::: Available data :::

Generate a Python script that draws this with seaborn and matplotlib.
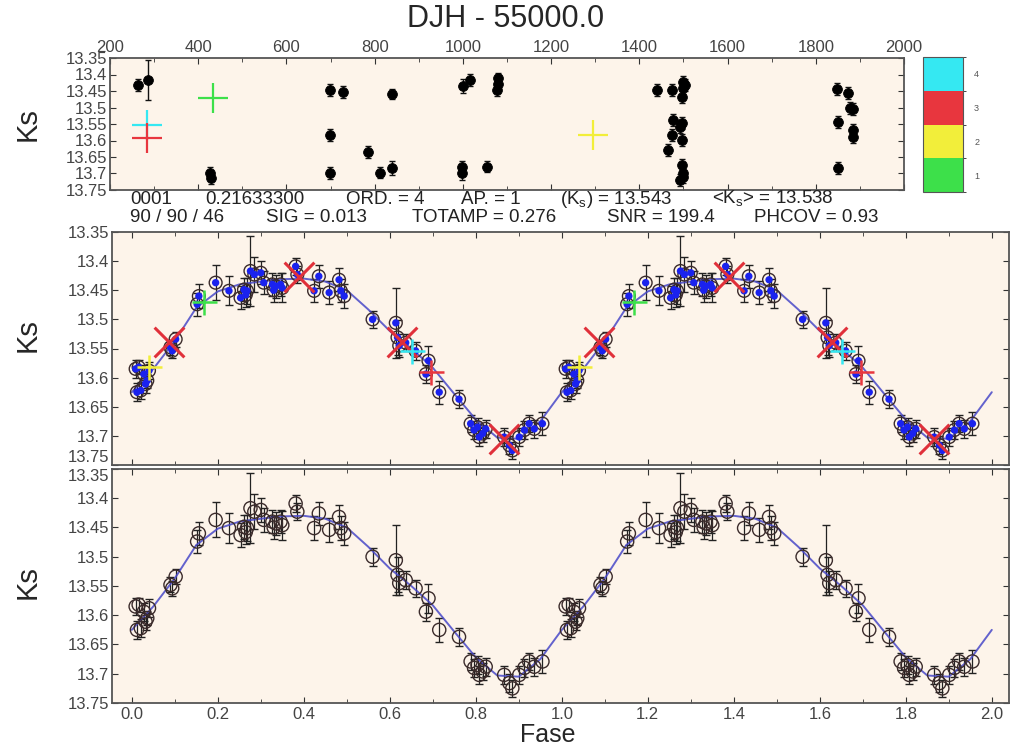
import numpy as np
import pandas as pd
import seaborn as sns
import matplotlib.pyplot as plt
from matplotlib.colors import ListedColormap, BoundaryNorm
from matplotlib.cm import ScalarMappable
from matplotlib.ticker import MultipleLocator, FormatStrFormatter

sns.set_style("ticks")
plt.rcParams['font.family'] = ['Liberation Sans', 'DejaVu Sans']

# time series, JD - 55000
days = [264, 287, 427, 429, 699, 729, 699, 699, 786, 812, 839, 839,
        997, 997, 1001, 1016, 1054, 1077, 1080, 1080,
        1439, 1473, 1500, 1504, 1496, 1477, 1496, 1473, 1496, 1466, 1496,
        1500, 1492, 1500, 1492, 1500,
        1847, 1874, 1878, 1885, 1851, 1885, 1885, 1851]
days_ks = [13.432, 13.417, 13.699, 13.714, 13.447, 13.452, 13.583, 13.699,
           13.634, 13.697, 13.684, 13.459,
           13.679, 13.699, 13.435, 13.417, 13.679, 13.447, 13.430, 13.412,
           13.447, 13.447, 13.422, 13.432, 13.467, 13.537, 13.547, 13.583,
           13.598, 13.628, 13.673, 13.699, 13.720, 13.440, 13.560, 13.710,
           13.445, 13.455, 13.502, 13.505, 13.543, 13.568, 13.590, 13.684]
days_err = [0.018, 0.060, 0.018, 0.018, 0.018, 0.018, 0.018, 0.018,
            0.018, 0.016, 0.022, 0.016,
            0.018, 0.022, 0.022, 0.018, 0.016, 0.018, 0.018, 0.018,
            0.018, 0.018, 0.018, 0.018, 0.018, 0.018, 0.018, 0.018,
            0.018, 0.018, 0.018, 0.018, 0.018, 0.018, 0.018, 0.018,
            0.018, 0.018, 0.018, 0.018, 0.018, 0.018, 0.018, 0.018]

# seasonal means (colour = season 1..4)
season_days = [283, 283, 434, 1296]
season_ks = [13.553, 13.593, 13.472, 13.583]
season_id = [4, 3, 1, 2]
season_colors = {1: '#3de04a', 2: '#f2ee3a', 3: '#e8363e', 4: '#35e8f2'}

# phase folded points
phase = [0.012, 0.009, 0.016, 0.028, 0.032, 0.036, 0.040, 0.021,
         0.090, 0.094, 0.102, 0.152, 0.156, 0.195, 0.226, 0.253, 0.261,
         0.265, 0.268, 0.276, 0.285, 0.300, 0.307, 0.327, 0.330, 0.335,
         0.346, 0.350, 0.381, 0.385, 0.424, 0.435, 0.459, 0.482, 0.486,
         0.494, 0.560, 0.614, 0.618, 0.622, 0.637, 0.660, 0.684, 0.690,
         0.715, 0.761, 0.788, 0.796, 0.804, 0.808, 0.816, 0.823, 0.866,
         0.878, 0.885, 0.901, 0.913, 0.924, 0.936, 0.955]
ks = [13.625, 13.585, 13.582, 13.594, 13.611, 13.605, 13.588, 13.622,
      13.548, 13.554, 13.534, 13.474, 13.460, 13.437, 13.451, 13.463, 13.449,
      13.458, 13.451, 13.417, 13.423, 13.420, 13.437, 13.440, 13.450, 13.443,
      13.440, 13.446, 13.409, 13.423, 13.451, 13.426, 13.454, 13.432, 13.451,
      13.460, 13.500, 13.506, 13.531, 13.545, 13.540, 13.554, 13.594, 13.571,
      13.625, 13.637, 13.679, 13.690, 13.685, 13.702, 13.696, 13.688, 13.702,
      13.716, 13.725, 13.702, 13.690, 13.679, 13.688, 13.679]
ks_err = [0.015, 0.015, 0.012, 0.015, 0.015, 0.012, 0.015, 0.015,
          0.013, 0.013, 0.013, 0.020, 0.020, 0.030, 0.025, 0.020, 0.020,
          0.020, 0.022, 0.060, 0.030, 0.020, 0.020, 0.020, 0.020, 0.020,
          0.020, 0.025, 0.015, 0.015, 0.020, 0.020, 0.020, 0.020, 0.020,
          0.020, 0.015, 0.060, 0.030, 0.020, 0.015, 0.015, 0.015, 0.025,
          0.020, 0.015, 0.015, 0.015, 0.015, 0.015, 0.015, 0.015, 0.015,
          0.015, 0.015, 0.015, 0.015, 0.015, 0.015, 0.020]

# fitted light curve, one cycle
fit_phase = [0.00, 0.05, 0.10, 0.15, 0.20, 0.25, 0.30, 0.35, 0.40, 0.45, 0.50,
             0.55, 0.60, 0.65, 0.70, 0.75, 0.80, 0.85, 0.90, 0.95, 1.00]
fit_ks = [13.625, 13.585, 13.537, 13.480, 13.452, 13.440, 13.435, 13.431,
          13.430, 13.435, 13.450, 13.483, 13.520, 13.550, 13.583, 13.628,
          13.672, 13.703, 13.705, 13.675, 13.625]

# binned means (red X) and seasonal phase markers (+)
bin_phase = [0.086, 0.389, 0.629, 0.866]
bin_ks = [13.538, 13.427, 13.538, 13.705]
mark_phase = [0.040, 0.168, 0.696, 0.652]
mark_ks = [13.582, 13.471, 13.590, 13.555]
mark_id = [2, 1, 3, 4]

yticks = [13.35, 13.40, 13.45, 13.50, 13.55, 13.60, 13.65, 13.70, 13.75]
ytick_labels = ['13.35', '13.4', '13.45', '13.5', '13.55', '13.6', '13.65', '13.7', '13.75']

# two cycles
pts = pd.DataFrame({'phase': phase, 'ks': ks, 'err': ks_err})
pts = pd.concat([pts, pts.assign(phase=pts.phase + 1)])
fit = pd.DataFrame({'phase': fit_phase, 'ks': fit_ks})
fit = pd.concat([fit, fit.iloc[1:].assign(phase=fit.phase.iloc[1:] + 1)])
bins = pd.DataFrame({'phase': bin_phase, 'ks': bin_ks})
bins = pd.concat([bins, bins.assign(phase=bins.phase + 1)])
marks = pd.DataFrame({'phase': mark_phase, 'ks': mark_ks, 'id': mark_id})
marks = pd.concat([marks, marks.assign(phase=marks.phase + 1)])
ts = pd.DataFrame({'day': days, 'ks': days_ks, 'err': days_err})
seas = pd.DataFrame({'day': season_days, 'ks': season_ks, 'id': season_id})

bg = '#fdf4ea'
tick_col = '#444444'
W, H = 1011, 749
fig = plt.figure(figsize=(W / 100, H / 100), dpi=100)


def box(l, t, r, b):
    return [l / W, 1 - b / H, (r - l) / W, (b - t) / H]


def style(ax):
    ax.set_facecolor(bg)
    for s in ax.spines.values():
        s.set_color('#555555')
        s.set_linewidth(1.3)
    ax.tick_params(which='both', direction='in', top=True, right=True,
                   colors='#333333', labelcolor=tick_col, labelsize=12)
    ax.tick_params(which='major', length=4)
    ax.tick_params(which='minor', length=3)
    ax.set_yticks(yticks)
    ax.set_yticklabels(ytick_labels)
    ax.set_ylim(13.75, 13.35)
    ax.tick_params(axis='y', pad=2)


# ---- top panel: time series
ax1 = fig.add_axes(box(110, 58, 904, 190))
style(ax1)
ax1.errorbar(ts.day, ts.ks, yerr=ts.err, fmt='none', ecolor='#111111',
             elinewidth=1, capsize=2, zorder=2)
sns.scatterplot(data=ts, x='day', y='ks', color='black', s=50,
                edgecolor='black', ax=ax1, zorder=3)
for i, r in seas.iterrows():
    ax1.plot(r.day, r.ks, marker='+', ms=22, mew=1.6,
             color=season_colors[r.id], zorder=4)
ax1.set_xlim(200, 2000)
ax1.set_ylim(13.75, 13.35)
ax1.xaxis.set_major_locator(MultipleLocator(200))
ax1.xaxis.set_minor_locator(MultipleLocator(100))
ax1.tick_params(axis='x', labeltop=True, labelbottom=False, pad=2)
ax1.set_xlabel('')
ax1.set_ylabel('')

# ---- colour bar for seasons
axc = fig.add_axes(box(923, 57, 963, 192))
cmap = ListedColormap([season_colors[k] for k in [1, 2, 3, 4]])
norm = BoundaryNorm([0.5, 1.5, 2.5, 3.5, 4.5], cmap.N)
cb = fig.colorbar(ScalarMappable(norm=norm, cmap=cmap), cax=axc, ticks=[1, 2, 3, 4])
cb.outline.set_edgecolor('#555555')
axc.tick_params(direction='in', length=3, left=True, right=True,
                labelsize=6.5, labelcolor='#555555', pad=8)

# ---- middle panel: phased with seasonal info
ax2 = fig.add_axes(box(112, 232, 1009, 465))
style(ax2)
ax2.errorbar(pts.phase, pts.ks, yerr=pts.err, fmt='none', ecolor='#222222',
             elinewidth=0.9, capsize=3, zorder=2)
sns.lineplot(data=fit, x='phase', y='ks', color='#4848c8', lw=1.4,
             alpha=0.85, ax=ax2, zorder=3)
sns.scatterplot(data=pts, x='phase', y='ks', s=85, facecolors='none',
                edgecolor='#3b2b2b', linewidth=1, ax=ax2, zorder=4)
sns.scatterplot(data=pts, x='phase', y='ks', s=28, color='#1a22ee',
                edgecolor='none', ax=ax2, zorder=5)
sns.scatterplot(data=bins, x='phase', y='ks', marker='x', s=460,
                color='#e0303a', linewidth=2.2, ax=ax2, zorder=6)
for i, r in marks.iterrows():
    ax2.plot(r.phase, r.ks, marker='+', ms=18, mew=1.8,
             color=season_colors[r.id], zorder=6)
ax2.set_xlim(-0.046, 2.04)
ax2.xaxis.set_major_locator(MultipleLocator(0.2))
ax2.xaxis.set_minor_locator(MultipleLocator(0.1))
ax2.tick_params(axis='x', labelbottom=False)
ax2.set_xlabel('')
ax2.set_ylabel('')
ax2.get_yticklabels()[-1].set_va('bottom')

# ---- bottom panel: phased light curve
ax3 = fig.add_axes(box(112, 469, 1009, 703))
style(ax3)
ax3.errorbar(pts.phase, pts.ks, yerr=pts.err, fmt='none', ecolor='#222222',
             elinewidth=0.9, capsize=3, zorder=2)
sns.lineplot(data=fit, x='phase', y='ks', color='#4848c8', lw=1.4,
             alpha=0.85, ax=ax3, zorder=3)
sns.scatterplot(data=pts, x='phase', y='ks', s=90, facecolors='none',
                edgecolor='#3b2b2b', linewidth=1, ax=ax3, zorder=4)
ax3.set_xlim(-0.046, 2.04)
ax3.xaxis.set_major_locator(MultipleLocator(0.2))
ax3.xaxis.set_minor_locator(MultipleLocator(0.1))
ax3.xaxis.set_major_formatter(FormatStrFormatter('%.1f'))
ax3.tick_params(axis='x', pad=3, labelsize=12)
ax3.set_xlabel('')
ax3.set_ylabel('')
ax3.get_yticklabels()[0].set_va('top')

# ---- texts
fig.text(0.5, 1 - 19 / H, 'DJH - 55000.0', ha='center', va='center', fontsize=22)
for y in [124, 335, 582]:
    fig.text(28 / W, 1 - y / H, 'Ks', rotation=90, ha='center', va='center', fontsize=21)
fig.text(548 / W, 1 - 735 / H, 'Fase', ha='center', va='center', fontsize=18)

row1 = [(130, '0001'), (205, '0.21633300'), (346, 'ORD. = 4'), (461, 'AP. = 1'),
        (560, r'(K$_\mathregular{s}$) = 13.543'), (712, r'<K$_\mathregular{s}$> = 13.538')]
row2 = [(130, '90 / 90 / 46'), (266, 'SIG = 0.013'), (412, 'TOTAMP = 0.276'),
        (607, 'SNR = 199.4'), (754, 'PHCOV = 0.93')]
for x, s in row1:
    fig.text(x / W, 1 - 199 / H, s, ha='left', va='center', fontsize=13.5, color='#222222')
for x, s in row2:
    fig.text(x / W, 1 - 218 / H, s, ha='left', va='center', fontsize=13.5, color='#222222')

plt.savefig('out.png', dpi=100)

:::

» **Task description**
Give back exactly the lines from the first line of the data through the line with "plt.rcParams['font.family'] = ['Liberation", pictures excluded.

» **Exercise result**
Generate a Python script that draws this with seaborn and matplotlib.
import numpy as np
import pandas as pd
import seaborn as sns
import matplotlib.pyplot as plt
from matplotlib.colors import ListedColormap, BoundaryNorm
from matplotlib.cm import ScalarMappable
from matplotlib.ticker import MultipleLocator, FormatStrFormatter

sns.set_style("ticks")
plt.rcParams['font.family'] = ['Liberation Sans', 'DejaVu Sans']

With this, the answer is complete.